======== Provided data

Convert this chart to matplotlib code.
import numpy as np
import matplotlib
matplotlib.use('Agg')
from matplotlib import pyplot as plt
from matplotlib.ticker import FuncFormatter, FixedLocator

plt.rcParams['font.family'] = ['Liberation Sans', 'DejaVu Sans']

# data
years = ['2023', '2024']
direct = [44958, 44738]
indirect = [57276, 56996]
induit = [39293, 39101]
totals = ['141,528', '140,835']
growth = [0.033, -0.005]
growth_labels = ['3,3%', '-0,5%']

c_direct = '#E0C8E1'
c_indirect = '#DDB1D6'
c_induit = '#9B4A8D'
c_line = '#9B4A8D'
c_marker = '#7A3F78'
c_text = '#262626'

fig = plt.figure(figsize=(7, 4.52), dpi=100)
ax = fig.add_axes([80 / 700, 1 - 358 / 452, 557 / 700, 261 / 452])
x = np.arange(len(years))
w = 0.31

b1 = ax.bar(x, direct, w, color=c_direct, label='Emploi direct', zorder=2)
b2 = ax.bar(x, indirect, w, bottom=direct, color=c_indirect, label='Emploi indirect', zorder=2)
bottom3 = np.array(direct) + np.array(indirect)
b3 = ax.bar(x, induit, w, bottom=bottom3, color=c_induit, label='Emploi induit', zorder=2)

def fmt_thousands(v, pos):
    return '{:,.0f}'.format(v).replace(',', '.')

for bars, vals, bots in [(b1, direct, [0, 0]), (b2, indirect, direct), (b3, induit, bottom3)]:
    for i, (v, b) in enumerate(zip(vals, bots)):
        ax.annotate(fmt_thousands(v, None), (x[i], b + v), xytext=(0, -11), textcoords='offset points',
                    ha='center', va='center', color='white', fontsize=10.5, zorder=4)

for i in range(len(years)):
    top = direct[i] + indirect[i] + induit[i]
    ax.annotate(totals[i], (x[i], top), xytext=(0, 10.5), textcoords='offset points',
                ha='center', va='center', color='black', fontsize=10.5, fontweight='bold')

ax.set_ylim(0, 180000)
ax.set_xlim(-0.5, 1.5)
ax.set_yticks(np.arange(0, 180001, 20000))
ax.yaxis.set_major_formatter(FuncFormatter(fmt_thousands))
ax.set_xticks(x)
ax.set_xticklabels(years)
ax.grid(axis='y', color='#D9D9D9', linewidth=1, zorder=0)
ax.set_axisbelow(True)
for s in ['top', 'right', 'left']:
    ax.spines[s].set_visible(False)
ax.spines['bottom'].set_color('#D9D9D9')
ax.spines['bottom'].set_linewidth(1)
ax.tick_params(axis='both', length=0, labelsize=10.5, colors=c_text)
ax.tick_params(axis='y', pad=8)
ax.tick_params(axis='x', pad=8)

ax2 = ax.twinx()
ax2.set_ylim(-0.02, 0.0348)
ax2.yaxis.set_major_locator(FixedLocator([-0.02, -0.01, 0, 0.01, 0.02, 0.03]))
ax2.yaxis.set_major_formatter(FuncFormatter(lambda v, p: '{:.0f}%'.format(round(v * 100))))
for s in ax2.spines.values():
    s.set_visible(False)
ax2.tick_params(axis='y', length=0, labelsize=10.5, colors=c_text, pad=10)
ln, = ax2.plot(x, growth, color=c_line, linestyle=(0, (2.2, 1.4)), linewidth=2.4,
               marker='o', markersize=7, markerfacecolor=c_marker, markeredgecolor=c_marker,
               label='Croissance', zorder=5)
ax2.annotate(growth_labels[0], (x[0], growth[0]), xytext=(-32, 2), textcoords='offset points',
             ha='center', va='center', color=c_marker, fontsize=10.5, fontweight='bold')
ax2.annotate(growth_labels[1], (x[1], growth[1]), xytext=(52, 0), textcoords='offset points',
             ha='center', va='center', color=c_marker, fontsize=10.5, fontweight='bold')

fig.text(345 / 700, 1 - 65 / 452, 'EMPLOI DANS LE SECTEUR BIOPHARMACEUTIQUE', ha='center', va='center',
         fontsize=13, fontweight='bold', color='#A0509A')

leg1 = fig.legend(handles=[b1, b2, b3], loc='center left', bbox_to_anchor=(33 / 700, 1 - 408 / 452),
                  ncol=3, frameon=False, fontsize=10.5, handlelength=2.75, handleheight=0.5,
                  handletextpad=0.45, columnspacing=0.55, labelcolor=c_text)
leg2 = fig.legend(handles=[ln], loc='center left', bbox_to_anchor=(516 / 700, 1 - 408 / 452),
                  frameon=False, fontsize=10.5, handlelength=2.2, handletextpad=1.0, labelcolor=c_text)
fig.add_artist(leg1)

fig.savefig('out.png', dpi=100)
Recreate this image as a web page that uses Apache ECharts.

================

• What you have to do
Only the lines from the first line of the material above through the line that contains "plt.rcParams['font.family'] = ['Liberation" should be quoted, each one exactly.

• Task result
Convert this chart to matplotlib code.
import numpy as np
import matplotlib
matplotlib.use('Agg')
from matplotlib import pyplot as plt
from matplotlib.ticker import FuncFormatter, FixedLocator

plt.rcParams['font.family'] = ['Liberation Sans', 'DejaVu Sans']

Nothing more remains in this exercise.